Some areas will need you to have written permission before hunting on private property other than yours.
Small game hunting seasons
Wildlife commissions set up hunting seasons so that hunters won’t interfere with the mating, birthing, and hatching periods. Small game seasons fall between September to March the following year.
Also, any state can set specific hunting seasons once a certain species begin to overpopulate. If an animal population begins to shrink, regulators will assign dates to give the animal time to repopulate.
Search for the next bowhunting season in your area because the schedule can change every year.
Safety in crossbow hunting
Always obey crossbow and field safety rules because you don’t want to risk yourself or anyone. They complement other safety regulations at home or in a shooting range.
- Never carry a cocked crossbow while you are traveling. That applies to travel by land, vehicle, or airline. Store it in a protective case to avoid damage.
- Don’t shoot an animal if it’s standing on a ridge, where it’s not a safe background to recover it.
- Never go in hunts beyond your physical limitations or if you’re exhausted. It’s always practical to stay in good shape while practicing your crossbow.
- Crossbows are heavy to carry in long periods. So you have to plan on holding or hanging your bow if you’re on an elevated or treestand.
Don’t go out to hunt and hurt animals. Instead, aim at them with a quick shot kill them without pain. Your shot placement is crucial on this part. Shoot at small animals on their head or heart for a fast kill.
Never shoot at an animal if you don’t intend to harvest it. Always track your preferred animal to gather it. Aiming at their stomach area won’t guarantee an ethical shot as they still have a chance to crawl away.
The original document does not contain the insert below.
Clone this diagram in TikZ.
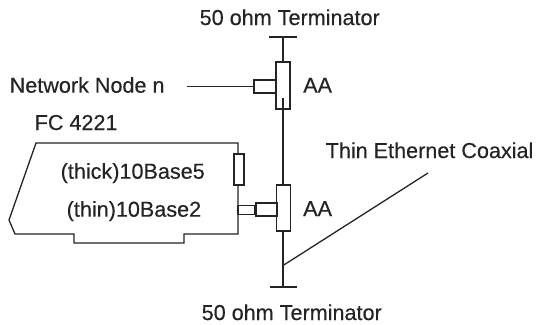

Poor shoot accuracy will result in a bad shot. If you hit a bad shot, you may not hit the correct part of the animal cleanly. The animal will suffer instead of an instant kill.
So you have to prepare yourself before you hunt by mastering your proper form to hit the animal’s heart, brain, or longs.
Some areas will require you to report any animal kill or non-kill too. You have to abide by this to avoid any inconvenience with the authorities.